Goodness of measures
Attests to the reliability and validity of measures.
Content validity
Establishes the representative sampling of a whole set of items that measures a concept, and reflects how well the dimensions and elements thereof are delineated.
Face validity
An aspect of validity examining whether the item on the scale, on the face of it, reads as if it indeed measures what it is supposed to measure.
Criterion-related validity
That which is established when the measure differentiates
individuals on a criterion that it is expected to predict.
Concurrent validity
Relates to criterion‐related validity, which is established at the same time the test is administered.
Predictive validity
The ability of the measure to differentiate among individuals as to a criterion predicted for the future.
Construct validity
Testifies to how well the results obtained from the use of the
measure fit the theories around which the test was designed.
Convergent validity
That which is established when the scores obtained by two
different instruments measuring the same concept, or by
measuring the concept by two different methods, are highly
correlated.
Discriminant validity
That which is established when two variables are theorized to be uncorrelated, and the scores obtained by measuring them are indeed empirically found to be so.
Test–retest reliability
A way of establishing the stability of the measuring instrument by correlating the scores obtained through its administration to the same set of respondents at two different points in time.
Parallel‐form reliability
That form of reliability which is established when responses to two comparable sets of measures tapping the same construct are highly correlated.
Internal consistency
Homogeneity of the items in the measure that tap a construct.
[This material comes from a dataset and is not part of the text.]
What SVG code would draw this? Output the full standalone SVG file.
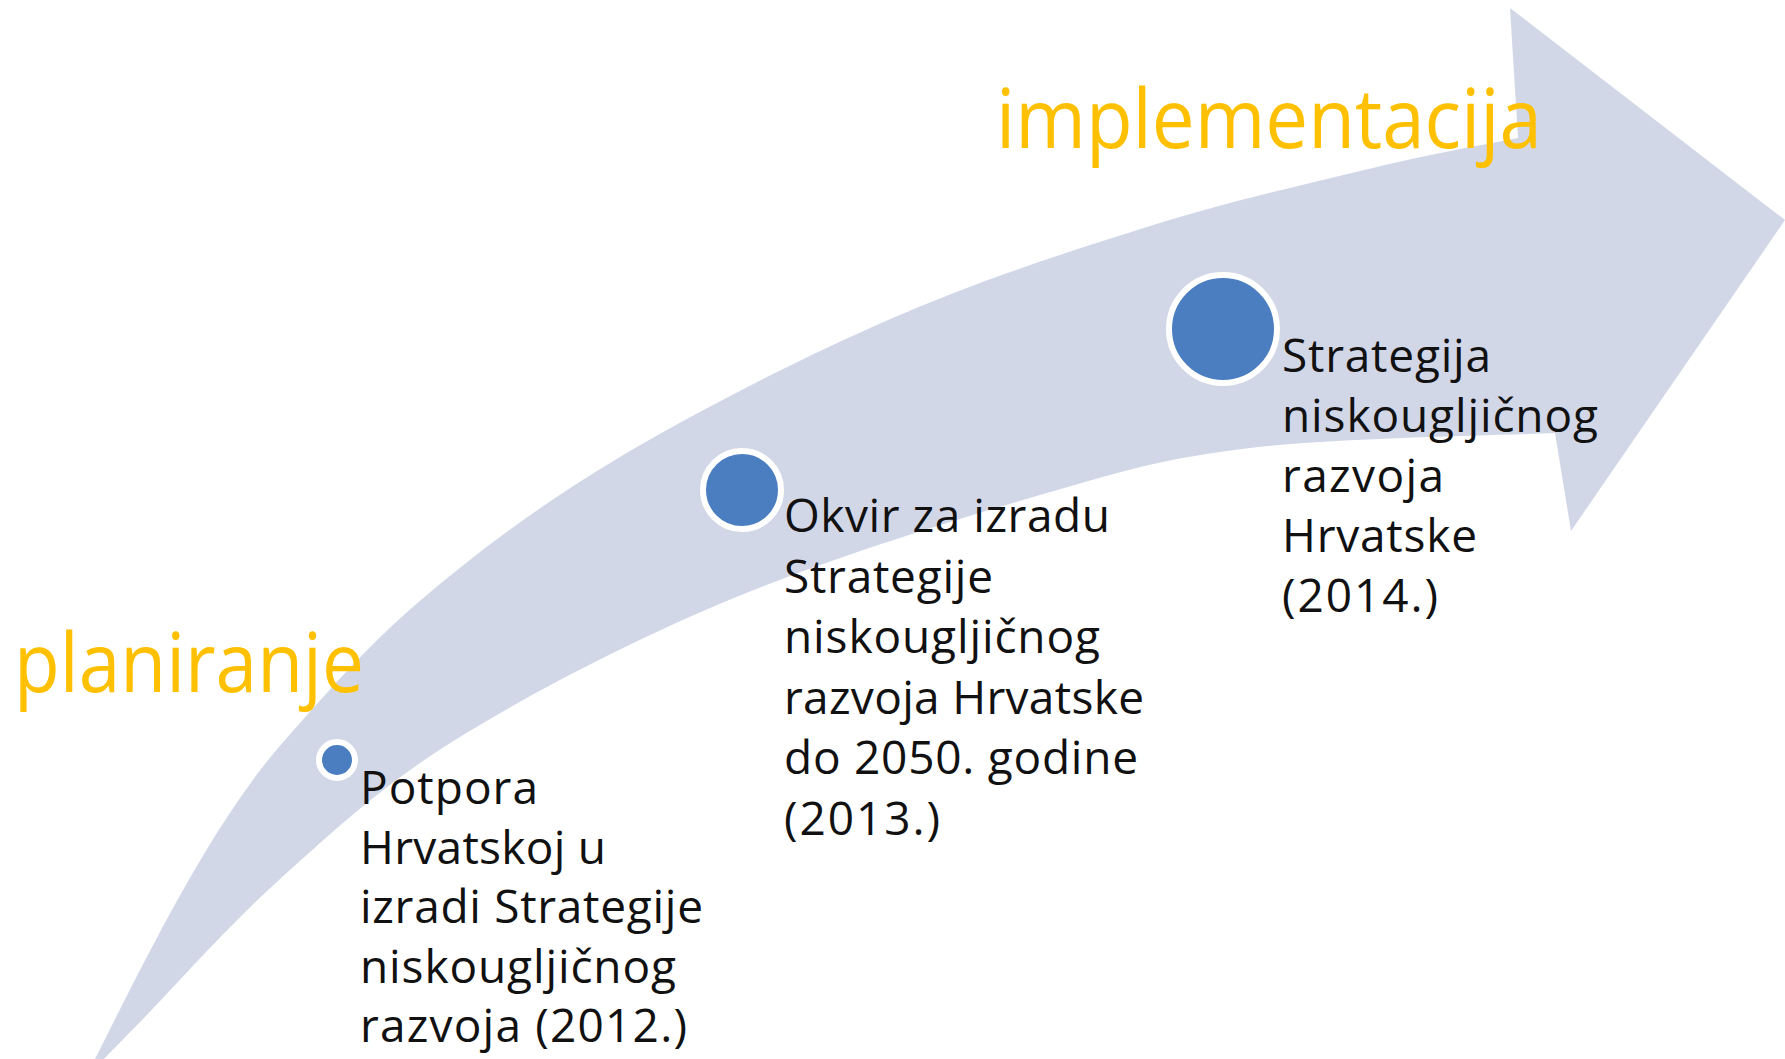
<svg xmlns="http://www.w3.org/2000/svg" width="1785" height="1059" viewBox="0 0 1785 1059">
  <style>
    .arrow { fill: #D2D7E8; }
    .dot { fill: #4A7EC0; stroke: #FFFFFF; stroke-width: 6; }
    .lbl { font-family: "Open Sans", "Liberation Sans", sans-serif; font-size: 46px; fill: #111111; }
    .phase { font-family: "Open Sans", "Liberation Sans", sans-serif; font-size: 82px; fill: #FFC000; }
  </style>
  <rect x="0" y="0" width="1785" height="1059" fill="#FFFFFF"/>
  <g id="connectors">
    <path id="arrow" class="arrow" d="M 95,1059 C 144.5,961 211.7,822 285,740 C 326.7,693.3 366,646.7 421,600 C 476,553.3 537.2,506.7 615,460 C 692.8,413.3 798.8,359 888,320 C 977.2,281 1068.5,251.5 1150,226 C 1231.5,200.5 1316.7,181.7 1377,167 C 1437.3,152.3 1494.5,142.8 1518,138 L 1510,8 L 1785,220 L 1571,531 L 1555,433 C 1504.2,435.5 1335.8,437.7 1250,448 C 1164.2,458.3 1126.8,469.7 1040,495 C 953.2,520.3 826.5,559.2 729,600 C 631.5,640.8 530,693.3 455,740 C 380,786.7 331.2,833.3 279,880 C 226.8,926.7 171.2,990.2 142,1020 C 112.8,1049.8 110.3,1052.5 104,1059 Z"/>
  </g>
  <g id="phase-implementacija">
    <text class="phase" x="996" y="148" textLength="546" lengthAdjust="spacingAndGlyphs">implementacija</text>
  </g>
  <g id="phase-planiranje">
    <text class="phase" x="14" y="692" textLength="350" lengthAdjust="spacingAndGlyphs">planiranje</text>
  </g>
  <g id="node-2012">
    <circle class="dot" cx="337" cy="760" r="18" stroke-width="5"/>
    <text class="lbl" x="360">
      <tspan x="360" y="804" textLength="178">Potpora</tspan>
      <tspan x="360" y="863.5" textLength="246">Hrvatskoj u</tspan>
      <tspan x="360" y="923" textLength="343">izradi Strategije</tspan>
      <tspan x="360" y="982.5" textLength="316">niskougljičnog</tspan>
      <tspan x="360" y="1042" textLength="327">razvoja (2012.)</tspan>
    </text>
  </g>
  <g id="node-2013">
    <circle class="dot" cx="742" cy="490" r="39"/>
    <text class="lbl" x="784">
      <tspan x="784" y="532" textLength="326">Okvir za izradu</tspan>
      <tspan x="784" y="592.5" textLength="209">Strategije</tspan>
      <tspan x="784" y="653" textLength="316">niskougljičnog</tspan>
      <tspan x="784" y="713.5" textLength="360">razvoja Hrvatske</tspan>
      <tspan x="784" y="774" textLength="354">do 2050. godine</tspan>
      <tspan x="784" y="834.5" textLength="156">(2013.)</tspan>
    </text>
  </g>
  <g id="node-2014">
    <circle class="dot" cx="1223" cy="329" r="54"/>
    <text class="lbl" x="1282">
      <tspan x="1282" y="372" textLength="209">Strategija</tspan>
      <tspan x="1282" y="432" textLength="316">niskougljičnog</tspan>
      <tspan x="1282" y="492" textLength="162">razvoja</tspan>
      <tspan x="1282" y="552" textLength="195">Hrvatske</tspan>
      <tspan x="1282" y="612" textLength="156">(2014.)</tspan>
    </text>
  </g>
</svg>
Inter item consistency reliability
A test of the consistency of responses to all the items in a measure to establish that they hang together as a set.
Split‐half reliability
The correlation coefficient between one half of the items
measuring a concept and the other half.
Reflective scale
Each item in a reflective scale is assumed to share a common
basis (the underlying construct of interest).
Formative scale
Used when a construct is viewed as an explanatory combination of its indicators.